Sunday, May 25, 2014

Appreciate The Positive


After three years, I am closing my art gallery at the end of this coming June. Simply put, it is time to get out from under the responsibilities to take a breath of freedom that continually calls me. After my trip around the world in 2008, I often have joked that it ruined me. But there is some truth in it for the feeling of élan, adventure, and liberty stay alive and press on my heart with longing.

It has been wonderful gaining so many new collectors and having grand art openings. I appreciate the positive, and feel relieved too that the huge financial obligations are ending.

Recently, sales have been occurring outside the gallery that make me think I will do as well or better on my own. I get orders from my online presence, and recently drove to Tulsa, Oklahoma for an artfest where six paintings sold, along with many prints. Very profitable without the vast overhead.
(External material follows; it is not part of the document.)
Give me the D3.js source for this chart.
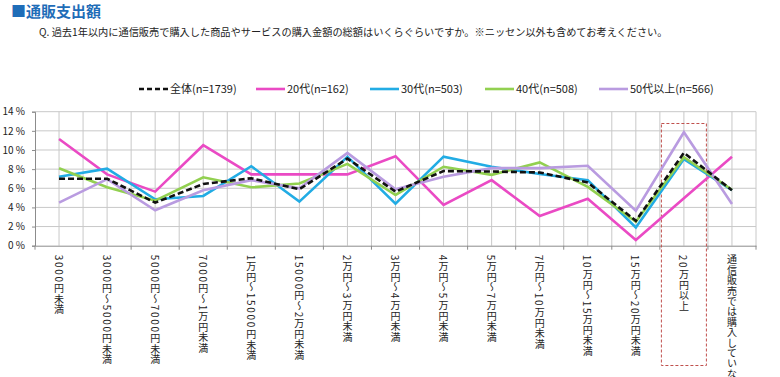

And this satisfied some of my wanderlust too.

Heidi Of The Mountains encouraged the change, and hopefully, this September we will be able to go forth together to Europe.

Sunday, May 04, 2014

Perfectly At Home


"Road at Eli's" oil on canvas, 20x16 inches
Outside of Santa Fe, New Mexico, midway to Taos is a sleepy little mountain village called Dixon. Eli Levin, a well known realist artist around these parts, built a house of earth there, originally as a place to get away from Santa Fe on weekends, but now that he is in his late 60's, he lives there with his girlfriend. Two other buildings are separate, a studio and guesthouse, both made of mud and stones. Recently a bedroom was added to the main dwelling—of mud of course. The two made the sun-hardened bricks, and then built the structure.

Bedroom in earthen room
View of bedroom made of adobe
Artist studio, on hill above house
Heidi Of The Mountains and I have been staying there while Eli and Abby are away to Chicago. They went the old-fashioned way; by train. Everything is old and worn at the house. Old utensils, a record player, weathered tools, appliances from the past, well-seasoned furniture, wood stoves and a big wood pile by the garden. The floors are made of earth too . . . and when inside, I feel perfectly at home and need not worry about being careful. I relax, lay out on the couch and read a classic book from Eli's well-stocked trove of literature, or step outside and make a painting.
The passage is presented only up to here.